Je te découvre fille, notre première rencontre. Posée sur le ventre de ta chair, tu philosophes avec gourmandise des bienfaits de la vie. Jamais ton avenir ne sera si radieux, jamais la vie qui t’attend ne sera aussi longue. Je t’entends rêver si fort que je ne m’entends plus penser. Et ces voix que je ne connais pas qui racontent de drôles d’histoires. Au bord du gouffre, je suis tombé.
Je me découvre père, ma première rencontre. Je vois mes cheveux blanchir et les tiens pousser. Je vois mes cheveux tomber et les tiens blanchir. Je te vois allongée sur ce lit d’hôpital. Je vois la lumière et les bruits et l’air qui me brûle les poumons. Je me vois expulser d’une voix blanche toute l’ombre qui m’habite. Je me vois posé sur ton ventre de fille devenue mère. Je me vois père devenu fils.

Photo de Daniele Levis Pelusi sur Unsplash

A propos de JLuc Chovelon

Prof pendant une dizaine d'années, journaliste durant près de vingt ans, auteur d'une paire de livres, essais plutôt que romans. En pleine évolution vers un autre type d'écritures. Cheminement personnel, divagations exploratives, explorations divaguantes à l'ombre du triptyque humour-poésie-fantastique. Dans le désordre.
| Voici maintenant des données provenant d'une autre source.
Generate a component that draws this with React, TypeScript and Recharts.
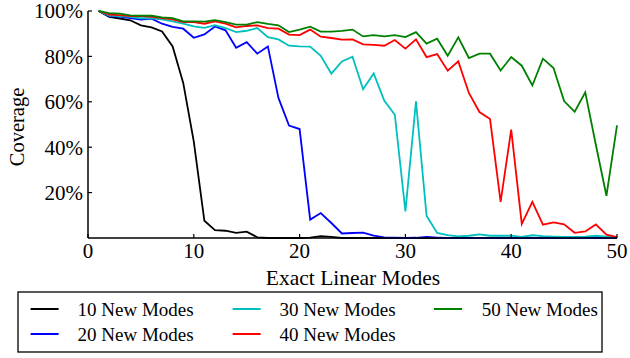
import React from 'react';
import { LineChart, Line, XAxis, YAxis, Label } from 'recharts';

const modes: number[] = [1, 2, 3, 4, 5, 6, 7, 8, 9, 10, 11, 12, 13, 14, 15, 16, 17, 18, 19, 20, 21, 22, 23, 24, 25, 26, 27, 28, 29, 30, 31, 32, 33, 34, 35, 36, 37, 38, 39, 40, 41, 42, 43, 44, 45, 46, 47, 48, 49, 50];

const new10: number[] = [100, 97.4, 96.7, 95.9, 93.7, 92.8, 91, 84.4, 68.3, 42.5, 7.6, 3.5, 3.2, 2.3, 2.8, 0.3, 0, 0, 0, 0, 0.2, 0.8, 0.5, 0, 0, 0, 0, 0, 0, 0, 0, 0, 0, 0, 0, 0, 0, 0, 0, 0, 0, 0, 0, 0, 0, 0, 0, 0, 0, 0];
const new20: number[] = [100, 97.8, 97.5, 96.9, 96.2, 96.6, 94.4, 93, 92.2, 88.2, 89.7, 93.2, 91.5, 83.8, 86.3, 81.2, 84.4, 61.7, 49.5, 48, 8.1, 11, 6.6, 2, 2.2, 2.4, 1, 0.3, 0.2, 0, 0.1, 0.5, 0.2, 0, 0, 0, 0, 0, 0, 0, 0, 0, 0, 0, 0, 0, 0, 0, 0, 0];
const new30: number[] = [100, 98, 97.8, 97.4, 96.8, 96.8, 96.3, 95.4, 94.4, 93.2, 92.6, 93.8, 92.5, 90.7, 91.3, 92.5, 88.5, 87.5, 84.7, 84.4, 84.3, 80.3, 72.4, 77.8, 79.9, 65.5, 72.5, 60.5, 54.3, 11.7, 60.2, 9.8, 2.2, 1.3, 0.7, 1, 1.6, 1, 1, 1, 0.5, 1.2, 0.8, 0.6, 0.5, 0.5, 0.6, 1, 0.6, 0.3];
const new40: number[] = [100, 98.4, 98.2, 97.8, 97.8, 97.4, 96.9, 96.3, 95.1, 95.1, 94.4, 95.4, 94.4, 92.8, 93.4, 93.7, 92.5, 92.2, 89.6, 89.4, 91.8, 88.7, 88.1, 87.4, 87.5, 85.3, 85.1, 84.7, 87.2, 83.4, 87.5, 79.7, 81, 73.7, 77.8, 63.9, 55.5, 52.4, 15.9, 47.7, 6.2, 15.9, 5.9, 6.9, 6, 2.3, 2.9, 6, 1.5, 0.4];
const new50: number[] = [100, 99.1, 98.8, 98.1, 98, 97.9, 97.2, 96.9, 95.4, 95.4, 95.3, 96, 95.1, 94, 94, 95.1, 94.3, 93.7, 90.7, 91.8, 93.1, 90.9, 90.9, 91.2, 91.8, 88.8, 89.4, 88.8, 89.4, 88.5, 90.7, 85.6, 87.8, 80.3, 88.4, 79.3, 81.2, 81.2, 73.8, 79.7, 75.9, 67.2, 79, 74.9, 60.3, 55.6, 64.2, 41.1, 18.6, 49.6];

const xTicks: number[] = [0, 10, 20, 30, 40, 50];
const yTicks: number[] = [20, 40, 60, 80, 100];

const seriesNames: string[] = ['10 New Modes', '20 New Modes', '30 New Modes', '40 New Modes', '50 New Modes'];
const seriesKeys: string[] = ['m10', 'm20', 'm30', 'm40', 'm50'];
const seriesColors: string[] = ['#000000', '#0000ff', '#00bfbf', '#ff0000', '#008000'];
const seriesValues: number[][] = [new10, new20, new30, new40, new50];

const data = modes.map((m, i) => {
  const row: Record<string, number> = { x: m };
  seriesKeys.forEach((k, j) => {
    row[k] = seriesValues[j][i];
  });
  return row;
});

const FONT = "'Liberation Serif', 'Times New Roman', Times, serif";
const txt = (size: number): React.CSSProperties => ({ fontFamily: FONT, fontSize: size });

const YTick = (props: any) => {
  const { x, y, payload } = props;
  return (
    <g>
      <line x1={x} y1={y} x2={x + 4} y2={y} stroke="#000" strokeWidth={1.2} />
      <text x={x - 5} y={y} dy="0.35em" textAnchor="end" style={txt(21)} fill="#000">
        {`${payload.value}%`}
      </text>
    </g>
  );
};

const XTick = (props: any) => {
  const { x, y, payload } = props;
  return (
    <g>
      <line x1={x} y1={y} x2={x} y2={y - 4} stroke="#000" strokeWidth={1.2} />
      <text x={x} y={y + 20} textAnchor="middle" style={txt(21)} fill="#000">
        {payload.value}
      </text>
    </g>
  );
};

const legendCols = [
  [0, 1],
  [2, 3],
  [4],
];
const colLineX = [12.6, 214.6, 416];
const colTextX = [59.6, 261.6, 463.7];
const rowY = [17, 42];

const LegendBox = () => (
  <svg width={586} height={62} style={{ position: 'absolute', left: 17, top: 291 }}>
    <rect x={1} y={1} width={584} height={60} fill="#fff" stroke="#000" strokeWidth={1.3} />
    {legendCols.map((col, ci) =>
      col.map((si, ri) => (
        <g key={si}>
          <line
            x1={colLineX[ci] + 1}
            x2={colLineX[ci] + 29}
            y1={rowY[ri] + 1}
            y2={rowY[ri] + 1}
            stroke={seriesColors[si]}
            strokeWidth={2}
          />
          <text x={colTextX[ci] + 1} y={rowY[ri] + 1} dy="0.35em" style={txt(19)} fill="#000">
            {seriesNames[si]}
          </text>
        </g>
      ))
    )}
  </svg>
);

export default function App() {
  return (
    <div style={{ position: 'absolute', left: 0, top: 0, width: 630, height: 358, background: '#fff' }}>
      <LineChart
        width={630}
        height={358}
        data={data}
        margin={{ top: 11, right: 13, left: 28, bottom: 90 }}
      >
        <XAxis
          dataKey="x"
          type="number"
          domain={[0, 50]}
          ticks={xTicks}
          tickSize={0}
          tickMargin={0}
          height={30}
          tick={<XTick />}
          axisLine={{ stroke: '#000', strokeWidth: 1.5 }}
          tickLine={false}
          interval={0}
        >
          <Label
            content={() => (
              <text x={353} y={285} textAnchor="middle" style={txt(21.5)} fill="#000">
                Exact Linear Modes
              </text>
            )}
          />
        </XAxis>
        <YAxis
          type="number"
          domain={[0, 100]}
          ticks={yTicks}
          width={60}
          tickSize={0}
          tickMargin={0}
          tick={<YTick />}
          axisLine={{ stroke: '#000', strokeWidth: 1.5 }}
          tickLine={false}
          interval={0}
        >
          <Label
            content={() => (
              <text
                x={17}
                y={127}
                transform="rotate(-90 17 127)"
                textAnchor="middle"
                dominantBaseline="central"
                style={txt(20.5)}
                fill="#000"
              >
                Coverage
              </text>
            )}
          />
        </YAxis>
        {seriesKeys.map((k, i) => (
          <Line
            key={k}
            dataKey={k}
            name={seriesNames[i]}
            stroke={seriesColors[i]}
            strokeWidth={1.8}
            dot={false}
            isAnimationActive={false}
            type="linear"
          />
        ))}
      </LineChart>
      <LegendBox />
    </div>
  );
}
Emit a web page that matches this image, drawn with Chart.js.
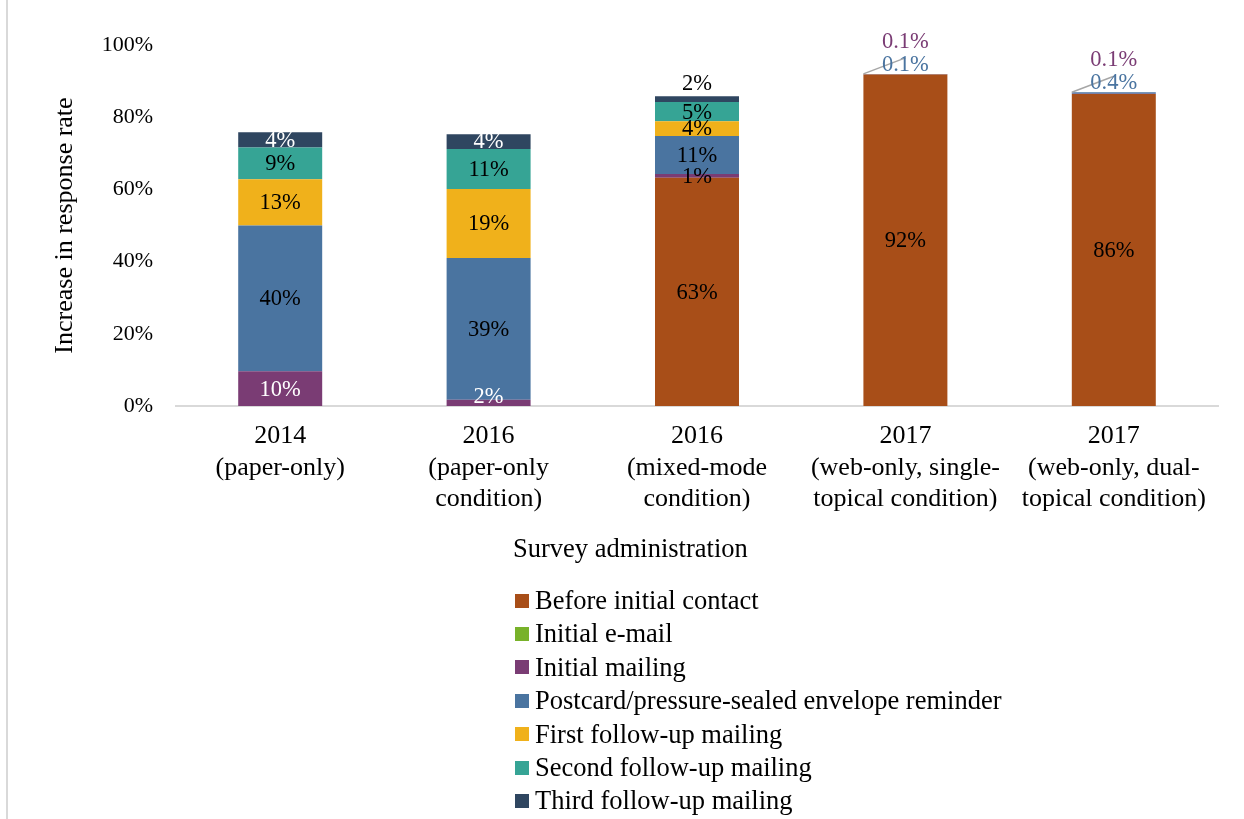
<!DOCTYPE html>
<html>
<head>
<meta charset="utf-8">
<script src="https://cdn.jsdelivr.net/npm/chart.js@4.4.0/dist/chart.umd.min.js"></script>
<style>
  body { margin: 0; background: #fff; }
  #wrap { position: relative; width: 1244px; height: 819px; overflow: hidden; }
  #chart { display: block; }
  #edge { position: absolute; left: 6px; top: 0; width: 2px; height: 819px; background: #d9d9d9; }
  .serif { font-family: "Liberation Serif", "Times New Roman", serif; color: #000; }
  #xTitle { position: absolute; left: 513px; top: 533px; font-size: 26.5px; line-height: 30px; white-space: nowrap; }
  #legend { position: absolute; left: 515px; top: 584px; font-size: 26.5px; }
  .item { height: 33.4px; line-height: 33.4px; white-space: nowrap; display: flex; align-items: center; }
  .sw { width: 14px; height: 14px; margin-right: 6px; flex: none; }
</style>
</head>
<body>
<div id="wrap">
  <canvas id="chart" width="1244" height="819"></canvas>
  <div id="edge"></div>
  <div id="xTitle" class="serif">Survey administration</div>
  <div id="legend" class="serif"></div>
</div>
<script>
const categories = [
  ["2014", "(paper-only)"],
  ["2016", "(paper-only", "condition)"],
  ["2016", "(mixed-mode", "condition)"],
  ["2017", "(web-only, single-", "topical condition)"],
  ["2017", "(web-only, dual-", "topical condition)"]
];

// percent increase in response rate, per contact stage
const beforeInitial  = [0, 0, 63.2, 91.8, 86.4];
const initialEmail   = [0, 0, 0, 0, 0];
const initialMailing = [9.6, 1.7, 1.1, 0.1, 0.1];
const postcard       = [40.4, 39.3, 10.5, 0.1, 0.4];
const firstFollowUp  = [12.8, 19.1, 4.1, 0, 0];
const secondFollowUp = [8.8, 11.1, 5.3, 0, 0];
const thirdFollowUp  = [4.2, 4.1, 1.6, 0, 0];

const yTicks = [0, 20, 40, 60, 80, 100];

const FONT = '"Liberation Serif", "Times New Roman", serif';
Chart.defaults.font.family = FONT;
Chart.defaults.color = "#000";

// bars whose inside labels are all dark
const darkLabelBars = [2];

const series = [
  { label: "Before initial contact", data: beforeInitial, color: "#a84e18", text: "#000" },
  { label: "Initial e-mail", data: initialEmail, color: "#78b22a", text: "#000" },
  { label: "Initial mailing", data: initialMailing, color: "#7a3c74", text: "#fff" },
  { label: "Postcard/pressure-sealed envelope reminder", data: postcard, color: "#4a74a0", text: "#000" },
  { label: "First follow-up mailing", data: firstFollowUp, color: "#f0b11b", text: "#000" },
  { label: "Second follow-up mailing", data: secondFollowUp, color: "#36a495", text: "#000" },
  { label: "Third follow-up mailing", data: thirdFollowUp, color: "#2f4660", text: "#fff" }
];

function fmt(v) {
  return v < 1 ? v.toFixed(1) + "%" : Math.round(v) + "%";
}

// labels on the segments, small ones go above the stack
const segmentLabels = {
  id: "segmentLabels",
  afterDatasetsDraw(chart) {
    const ctx = chart.ctx;
    const sets = chart.data.datasets;
    const bottom = chart.chartArea.bottom;
    ctx.save();
    ctx.font = "22.5px " + FONT;
    ctx.textAlign = "center";
    ctx.textBaseline = "middle";
    for (let i = 0; i < chart.data.labels.length; i++) {
      let topIdx = -1;
      let stackTop = bottom;
      sets.forEach((ds, d) => {
        if (ds.data[i] > 0) {
          topIdx = d;
          stackTop = Math.min(stackTop, chart.getDatasetMeta(d).data[i].y);
        }
      });
      let k = 0;
      for (let d = sets.length - 1; d >= 0; d--) {
        const v = sets[d].data[i];
        if (!v) continue;
        const bar = chart.getDatasetMeta(d).data[i];
        if (v < 1) {
          if (k === 0) {
            ctx.strokeStyle = "#a6a6a6";
            ctx.lineWidth = 1.5;
            ctx.beginPath();
            ctx.moveTo(bar.x - bar.width / 2, stackTop);
            ctx.lineTo(bar.x, stackTop - 16);
            ctx.stroke();
          }
          ctx.fillStyle = series[d].color;
          ctx.fillText(fmt(v), bar.x, stackTop - 9 - 23 * k);
          k++;
        } else if (d === topIdx && v < 2) {
          ctx.fillStyle = "#000";
          ctx.fillText(fmt(v), bar.x, stackTop - 12);
        } else {
          let y = (bar.y + bar.base) / 2;
          if (bar.base >= bottom - 1) y = Math.min(y, bar.base - 10);
          ctx.fillStyle = darkLabelBars.includes(i) ? "#000" : series[d].text;
          ctx.fillText(fmt(v), bar.x, y + 1);
        }
      }
    }
    ctx.restore();
  }
};

const chart = new Chart(document.getElementById("chart"), {
  type: "bar",
  data: {
    labels: categories,
    datasets: series.map(s => ({
      label: s.label,
      data: s.data,
      backgroundColor: s.color,
      borderWidth: 0,
      categoryPercentage: 1,
      barPercentage: 0.403
    }))
  },
  options: {
    responsive: false,
    animation: false,
    layout: { padding: { left: 46, right: 26, top: 45, bottom: 303 } },
    plugins: { legend: { display: false }, tooltip: { enabled: false } },
    scales: {
      x: {
        stacked: true,
        grid: { display: false, drawTicks: false },
        border: { display: true, color: "#d9d9d9", width: 2 },
        ticks: { font: { size: 26 }, padding: 15, maxRotation: 0, autoSkip: false },
        afterFit: s => { s.height = 110; }
      },
      y: {
        stacked: true,
        min: 0,
        max: 100,
        grid: { display: false, drawTicks: false },
        border: { display: false },
        afterBuildTicks: s => { s.ticks = yTicks.map(v => ({ value: v })); },
        ticks: { font: { size: 22 }, padding: 23, callback: v => v + "%" },
        title: { display: true, text: "Increase in response rate", font: { size: 26 }, padding: 4 },
        afterFit: s => { s.width = 130; }
      }
    }
  },
  plugins: [segmentLabels]
});

// legend built from the datasets
const legend = document.getElementById("legend");
chart.data.datasets.forEach(ds => {
  const row = document.createElement("div");
  row.className = "item";
  const sw = document.createElement("span");
  sw.className = "sw";
  sw.style.background = ds.backgroundColor;
  row.appendChild(sw);
  row.appendChild(document.createTextNode(ds.label));
  legend.appendChild(row);
});
</script>
</body>
</html>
11 commentaires à propos de “#nouvelles#boucle2 | à la poursuite d’Anastasia Mortensen”

  1. comme le dit très bien Raymonde, on est dans le biologique d’une double rencontre — voire triple –, quelle magnifique idée de t’emparer du avant le coupé de cordon et puis du après, là est sans doute le point réel de la naissance
    et je demeure marquée après la lecture par ce fragment : « jamais la vie qui t’attend ne sera aussi longue ».

  2. Merci Jean-Luc pour cette plurielle et mystérieuse Anastasia Mortensen dont le prénom s’écrit aussi parfois Anastasiya (si j’en crois l’une de mes sources qui préfère rester anonyme).